Requirements :: Retype, please, the listing from its opening line through the line that contains "from matplotlib.ticker import MultipleLocator", both included, without the pictures.

**** Supplied information ****

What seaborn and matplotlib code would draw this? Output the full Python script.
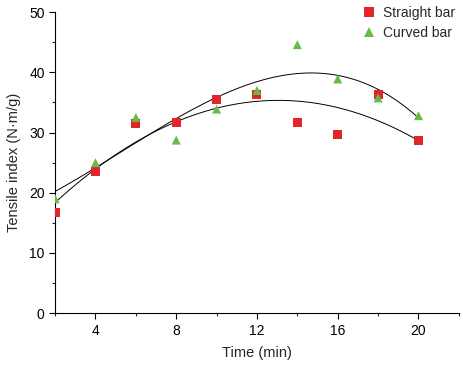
import numpy as np
import pandas as pd
import matplotlib
matplotlib.use('Agg')
import matplotlib.pyplot as plt
import seaborn as sns
from matplotlib.ticker import MultipleLocator

# podaci ocitani sa slike
time_min = [2, 4, 6, 8, 10, 12, 14, 16, 18, 20]
straight_bar = [16.7, 23.6, 31.5, 31.7, 35.5, 36.4, 31.6, 29.75, 36.3, 28.7]
curved_bar = [19.0, 25.0, 32.5, 28.75, 33.9, 37.0, 44.6, 38.9, 35.75, 32.8]
series_names = ['Straight bar', 'Curved bar']
fit_order = {'Straight bar': 2, 'Curved bar': 3}

df = pd.DataFrame({
    'time': time_min * 2,
    'index': straight_bar + curved_bar,
    'bar': [series_names[0]] * len(time_min) + [series_names[1]] * len(time_min),
})

sns.set_style('ticks')
plt.rcParams['font.family'] = ['Liberation Sans', 'DejaVu Sans']

fig = plt.figure(figsize=(4.63, 3.68), dpi=100)
ax = fig.add_axes([0.119, 0.149, 0.872, 0.818])

# polinomni fit za svaku seriju
for name in series_names:
    sub = df[df['bar'] == name]
    sns.regplot(data=sub, x='time', y='index', order=fit_order[name], ci=None, scatter=False,
                truncate=True, ax=ax, line_kws={'color': 'black', 'lw': 0.7})

sns.scatterplot(data=df, x='time', y='index', hue='bar', style='bar',
                palette={'Straight bar': '#e2252a', 'Curved bar': '#66bb46'},
                markers={'Straight bar': 's', 'Curved bar': '^'},
                s=42, linewidth=0, ax=ax, zorder=3)

ax.set_xlim(2, 22)
ax.set_ylim(0, 50)
ax.xaxis.set_major_locator(MultipleLocator(4))
ax.xaxis.set_minor_locator(MultipleLocator(2))
ax.yaxis.set_major_locator(MultipleLocator(10))
ax.yaxis.set_minor_locator(MultipleLocator(5))
ax.tick_params(which='major', length=4, width=0.8, labelsize=10, colors='black')
ax.tick_params(which='minor', length=2.5, width=0.8)
sns.despine(ax=ax)
for s in ['left', 'bottom']:
    ax.spines[s].set_linewidth(0.8)
    ax.spines[s].set_color('black')

ax.set_xlabel('Time (min)', fontsize=10.5, labelpad=6)
ax.set_ylabel('Tensile index (N·m/g)', fontsize=10.5, labelpad=6)

ax.legend(loc='upper left', bbox_to_anchor=(0.782, 0.985), bbox_transform=fig.transFigure,
          frameon=False, fontsize=10, handlelength=1.0, handletextpad=0.5, labelspacing=0.45,
          borderaxespad=0, borderpad=0, markerscale=1.0)

fig.savefig('out.png', dpi=100)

****

Response ::
What seaborn and matplotlib code would draw this? Output the full Python script.
import numpy as np
import pandas as pd
import matplotlib
matplotlib.use('Agg')
import matplotlib.pyplot as plt
import seaborn as sns
from matplotlib.ticker import MultipleLocator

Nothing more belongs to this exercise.